Szkoleniowiec reprezentacji Polski Roman Skrzecz zdążył już przyzwyczaić, że zmian robić nie lubi i pierwsza piątka przebywa u niego na parkiecie przez większość meczu. W środę zrobił odstępstwo od reguły, nieco rotując składem, co skończyło się wygraną z Ukrainkami. Dzień później jednak wszystko wróciło do normy i 3 zawodniczki nie usiadły na ławce ani na moment, a czwarta dostała tylko 3 minuty na odpoczynek. Efekt?

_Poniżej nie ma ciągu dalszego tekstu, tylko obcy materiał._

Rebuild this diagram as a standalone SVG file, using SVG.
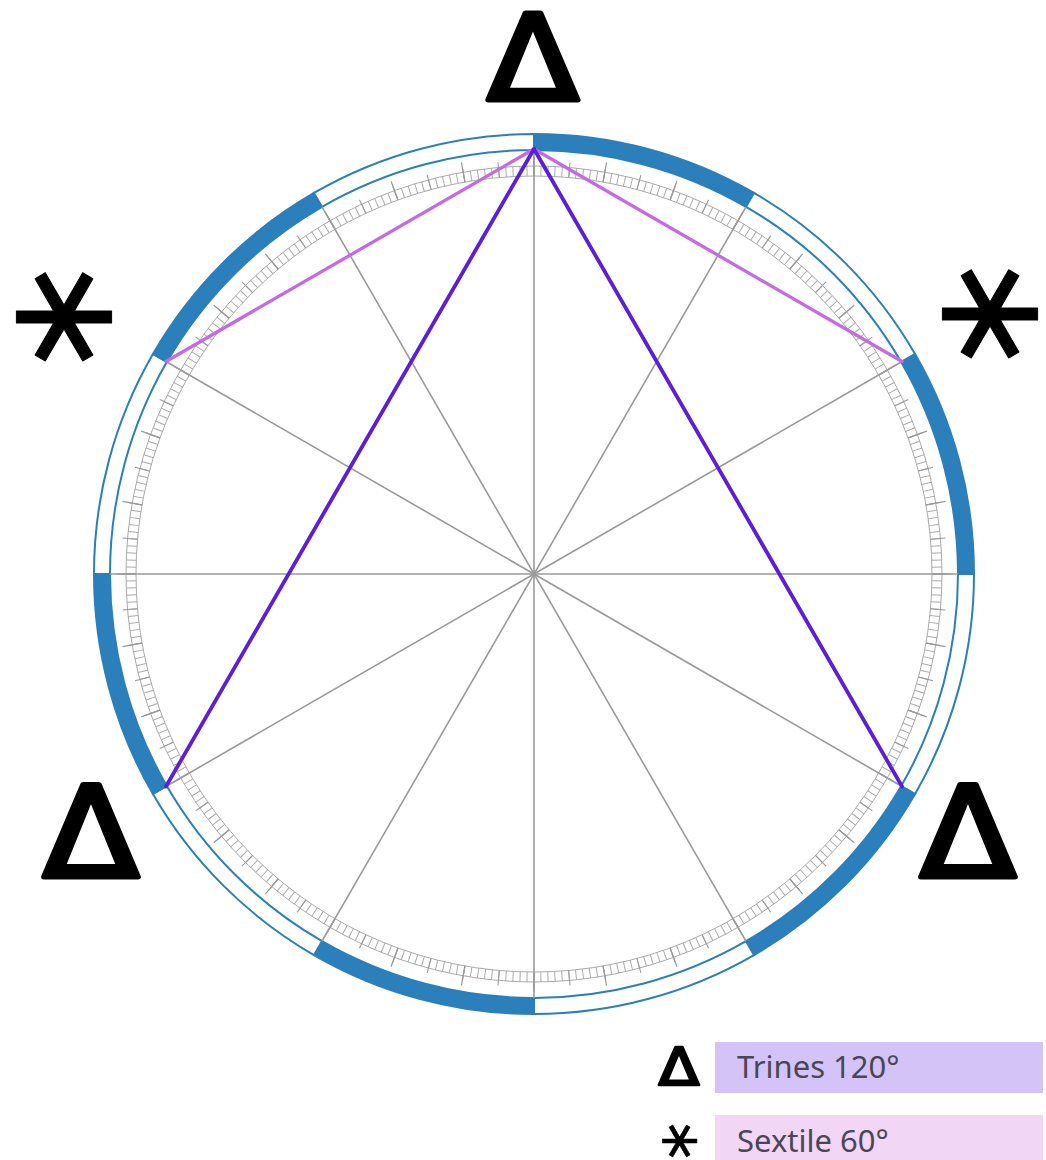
<svg xmlns="http://www.w3.org/2000/svg" width="1046" height="1160" viewBox="0 0 1046 1160">
<defs>
<style>
.seg{stroke:#2b7fbb;stroke-width:2;stroke-linejoin:miter}
.fill{fill:#2b7fbb}
.white{fill:#ffffff}
.spoke{stroke:#9a9a9a;stroke-width:1.6}
.ladder{fill:none;stroke:#aaaaaa;stroke-width:1}
.trine{stroke:#5a1fd9;stroke-width:3.8;stroke-linecap:round}
.sextile{stroke:#c56ae6;stroke-width:3.3;stroke-linecap:round}
.big{font-family:"DejaVu Sans","Noto Sans",sans-serif;font-weight:normal;fill:#000;stroke:#000;stroke-linejoin:round;text-anchor:middle}
.leg{font-family:"Noto Sans","Open Sans",sans-serif;font-size:31px;fill:#4a4656}
</style>
</defs>
<rect width="1046" height="1160" fill="#ffffff"/>
<g id="ring">
<path class="seg fill" d="M534,134 A440,440 0 0 1 754,192.95 L746,206.81 A424,424 0 0 0 534,150 Z"/>
<path class="seg white" d="M754,192.95 A440,440 0 0 1 915.05,354 L901.19,362 A424,424 0 0 0 746,206.81 Z"/>
<path class="seg fill" d="M915.05,354 A440,440 0 0 1 974,574 L958,574 A424,424 0 0 0 901.19,362 Z"/>
<path class="seg white" d="M974,574 A440,440 0 0 1 915.05,794 L901.19,786 A424,424 0 0 0 958,574 Z"/>
<path class="seg fill" d="M915.05,794 A440,440 0 0 1 754,955.05 L746,941.19 A424,424 0 0 0 901.19,786 Z"/>
<path class="seg white" d="M754,955.05 A440,440 0 0 1 534,1014 L534,998 A424,424 0 0 0 746,941.19 Z"/>
<path class="seg fill" d="M534,1014 A440,440 0 0 1 314,955.05 L322,941.19 A424,424 0 0 0 534,998 Z"/>
<path class="seg white" d="M314,955.05 A440,440 0 0 1 152.95,794 L166.81,786 A424,424 0 0 0 322,941.19 Z"/>
<path class="seg fill" d="M152.95,794 A440,440 0 0 1 94,574 L110,574 A424,424 0 0 0 166.81,786 Z"/>
<path class="seg white" d="M94,574 A440,440 0 0 1 152.95,354 L166.81,362 A424,424 0 0 0 110,574 Z"/>
<path class="seg fill" d="M152.95,354 A440,440 0 0 1 314,192.95 L322,206.81 A424,424 0 0 0 166.81,362 Z"/>
<path class="seg white" d="M314,192.95 A440,440 0 0 1 534,134 L534,150 A424,424 0 0 0 322,206.81 Z"/>
</g>
<g id="scale">
<circle class="ladder" cx="534" cy="574" r="398"/>
<circle class="ladder" cx="534" cy="574" r="408"/>
<circle cx="534" cy="574" r="403" fill="none" stroke="#aaaaaa" stroke-width="10" pathLength="360" stroke-dasharray="0.14 0.86" stroke-dashoffset="0.07"/>
<circle cx="534" cy="574" r="405.5" fill="none" stroke="#999999" stroke-width="15" pathLength="360" stroke-dasharray="0.15 4.85" stroke-dashoffset="0.075"/>
<circle cx="534" cy="574" r="408" fill="none" stroke="#999999" stroke-width="20" pathLength="360" stroke-dasharray="0.17 9.83" stroke-dashoffset="0.085"/>
</g>
<g id="spokes">
<line class="spoke" x1="110" y1="574" x2="958" y2="574"/>
<line class="spoke" x1="534" y1="150" x2="534" y2="998"/>
<line class="spoke" x1="166.81" y1="362" x2="901.19" y2="786"/>
<line class="spoke" x1="166.81" y1="786" x2="901.19" y2="362"/>
<line class="spoke" x1="322" y1="206.81" x2="746" y2="941.19"/>
<line class="spoke" x1="322" y1="941.19" x2="746" y2="206.81"/>
</g>
<g id="aspects">
<line class="sextile" x1="534" y1="149" x2="165.94" y2="361.5"/>
<line class="sextile" x1="534" y1="149" x2="902.06" y2="361.5"/>
<line class="trine" x1="534" y1="149" x2="165.94" y2="786.5"/>
<line class="trine" x1="534" y1="149" x2="902.06" y2="786.5"/>
</g>
<g id="symbols">
<text class="big" transform="translate(533,100) scale(1.12,1)" font-size="120" stroke-width="5">Δ</text>
<text class="big" transform="translate(91,877) scale(1.12,1)" font-size="126" stroke-width="5">Δ</text>
<text class="big" transform="translate(968,877) scale(1.12,1)" font-size="126" stroke-width="5">Δ</text>
<text class="big" x="64" y="359" font-size="170" stroke-width="1">⚹</text>
<text class="big" x="990" y="356" font-size="170" stroke-width="1">⚹</text>
</g>
<g id="legend">
<text class="big" transform="translate(679,1085) scale(1.15,1)" font-size="52" stroke-width="2.5">Δ</text>
<rect x="715" y="1042" width="328" height="51" fill="#d4c3f6"/>
<text class="leg" x="737" y="1078">Trines 120°</text>
<text class="big" x="679" y="1156" font-size="62" stroke-width="0.5">⚹</text>
<rect x="715" y="1115" width="328" height="50" fill="#f1d6f5"/>
<text class="leg" x="737" y="1152">Sextile 60°</text>
</g>
</svg>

Podobnie jak w meczu z Czeszkami, Polki nie wytrzymały całego spotkania i w końcówce lepsze okazały się Słowaczki, wygrywając ostatnią kwartę 15:8, a cały mecz 65:57.
Po dniu przerwy, w sobotę Polki zagrają o miejsca 5-8 z Hiszpanią.
Słowacja - Polska 65:57 (23-15, 14-20, 13-14, 15-8)
Słowacja: Lukacovicova 23, Cernakova 17, Kissova 10, Spodniakova 8, Novocka 5, Felixova 2, Baburova 0, Balintova 0.
Polska: Tomiałowicz 17, Sosnowska 13, Ratajczak 12, Skowronek 7, Kaczmarska 6, Śnieżek 2, Pacuła 0.